Understanding Stablecoin Utilization in Illicit Networks
In recent years, stablecoins have emerged as a significant player in the financial landscape, praised for their stable value and swift transfer capabilities. However, these attributes have also made them attractive to illicit actors. By 2025, it was estimated that approximately $141 billion worth of stablecoins had been diverted into unauthorized activities. This trend is not indicative of widespread criminal activity but rather highlights the use of stablecoins within specific networks that value their rapid and reliable transaction capabilities.
Sanctioned Networks and Their Role in Illicit Transactions
Research conducted by TRM Labs has revealed that transactions linked to sanctions accounted for about 86% of the detected illicit crypto transfers in the past year. A significant portion, approximately $72 billion, was related to a ruble-backed stablecoin connected to Russian networks. These networks are interconnected, with evidence pointing to associations with entities in China, Iran, North Korea, and Venezuela. This indicates stablecoins’ ability to function as conduits between various sanctioned systems, primarily due to their price stability and low volatility, which are crucial for predictable settlements.

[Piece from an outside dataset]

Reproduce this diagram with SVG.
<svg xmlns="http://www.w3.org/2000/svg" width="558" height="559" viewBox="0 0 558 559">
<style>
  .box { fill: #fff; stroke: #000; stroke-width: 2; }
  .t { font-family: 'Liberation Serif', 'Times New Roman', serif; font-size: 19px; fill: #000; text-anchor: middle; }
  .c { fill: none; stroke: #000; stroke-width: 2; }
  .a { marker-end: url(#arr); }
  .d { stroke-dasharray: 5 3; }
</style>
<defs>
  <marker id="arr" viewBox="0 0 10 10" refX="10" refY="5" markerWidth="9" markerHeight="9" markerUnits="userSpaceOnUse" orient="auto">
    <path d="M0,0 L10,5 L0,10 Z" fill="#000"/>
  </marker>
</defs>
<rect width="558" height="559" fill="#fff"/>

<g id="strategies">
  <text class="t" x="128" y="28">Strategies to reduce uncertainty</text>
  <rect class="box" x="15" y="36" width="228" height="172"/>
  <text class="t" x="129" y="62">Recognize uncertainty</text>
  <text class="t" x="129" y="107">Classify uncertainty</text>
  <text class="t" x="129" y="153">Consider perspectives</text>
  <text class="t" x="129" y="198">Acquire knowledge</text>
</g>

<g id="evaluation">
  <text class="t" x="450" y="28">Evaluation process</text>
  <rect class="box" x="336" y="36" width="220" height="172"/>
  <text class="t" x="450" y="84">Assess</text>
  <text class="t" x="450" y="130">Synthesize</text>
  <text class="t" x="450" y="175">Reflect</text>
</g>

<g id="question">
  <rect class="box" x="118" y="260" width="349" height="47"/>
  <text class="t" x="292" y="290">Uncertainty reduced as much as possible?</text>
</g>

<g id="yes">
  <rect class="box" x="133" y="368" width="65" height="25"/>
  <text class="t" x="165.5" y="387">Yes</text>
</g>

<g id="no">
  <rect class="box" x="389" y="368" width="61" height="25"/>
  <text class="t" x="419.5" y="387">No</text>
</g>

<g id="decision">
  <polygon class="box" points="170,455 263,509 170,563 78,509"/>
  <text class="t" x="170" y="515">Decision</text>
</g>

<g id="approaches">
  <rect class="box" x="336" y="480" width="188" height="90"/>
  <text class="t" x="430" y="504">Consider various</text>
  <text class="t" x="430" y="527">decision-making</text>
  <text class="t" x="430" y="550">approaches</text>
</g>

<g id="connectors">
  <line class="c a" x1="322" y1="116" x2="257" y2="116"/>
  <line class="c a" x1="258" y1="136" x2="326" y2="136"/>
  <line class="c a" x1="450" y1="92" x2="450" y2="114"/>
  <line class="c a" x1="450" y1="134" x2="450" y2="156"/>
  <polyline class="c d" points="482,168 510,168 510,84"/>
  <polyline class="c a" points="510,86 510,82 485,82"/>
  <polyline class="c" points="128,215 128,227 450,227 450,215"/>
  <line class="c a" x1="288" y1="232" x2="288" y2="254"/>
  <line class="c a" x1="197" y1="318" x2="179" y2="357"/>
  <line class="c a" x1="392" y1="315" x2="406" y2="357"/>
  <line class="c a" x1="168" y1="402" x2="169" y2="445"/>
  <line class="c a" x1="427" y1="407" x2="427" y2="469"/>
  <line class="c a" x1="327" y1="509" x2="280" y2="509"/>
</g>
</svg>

Impact on Marketplaces and Human Trafficking
Stablecoins have been increasingly used in various marketplaces, including those involved in human trafficking. Escrow and guarantee platforms, which facilitate high-value transactions, have processed tens of billions of dollars predominantly in stablecoins. This trend raises significant concerns regarding the role of stablecoins in facilitating illicit trade. Chainalysis and other analysts have highlighted the growing flow of funds through networks associated with human trafficking and escort services, where stablecoins are heavily relied upon for their payment certainty and liquidity.
Varied Criminal Pathways for Different Crimes
Criminal activities such as scams, ransomware, and thefts often originate with cryptocurrencies like Bitcoin or Ether before transitioning into stablecoins during the laundering process. This shift is strategic, as stablecoins provide a means to preserve value while minimizing the number of transaction intermediaries.
The Expanding Stablecoin Market
The stablecoin sector has witnessed significant growth, with its global market capitalization surpassing $270 billion by early 2026. According to data from Stablecoin.com, the cumulative value of major stablecoins consistently exceeds several hundred billion dollars, with fiat-backed coins constituting the majority. Leading the sector is Tether’s USDT, boasting a market cap frequently reported to be around $180 billion, representing over two-thirds of the total stablecoin market. Circle’s USD Coin (USDC) follows closely with a market cap exceeding $70 billion, together accounting for over 90% of the stablecoin market. Smaller players like Ethena USDe, DAI, and PayPal USD, although holding a minor share, illustrate the ongoing diversification within the market.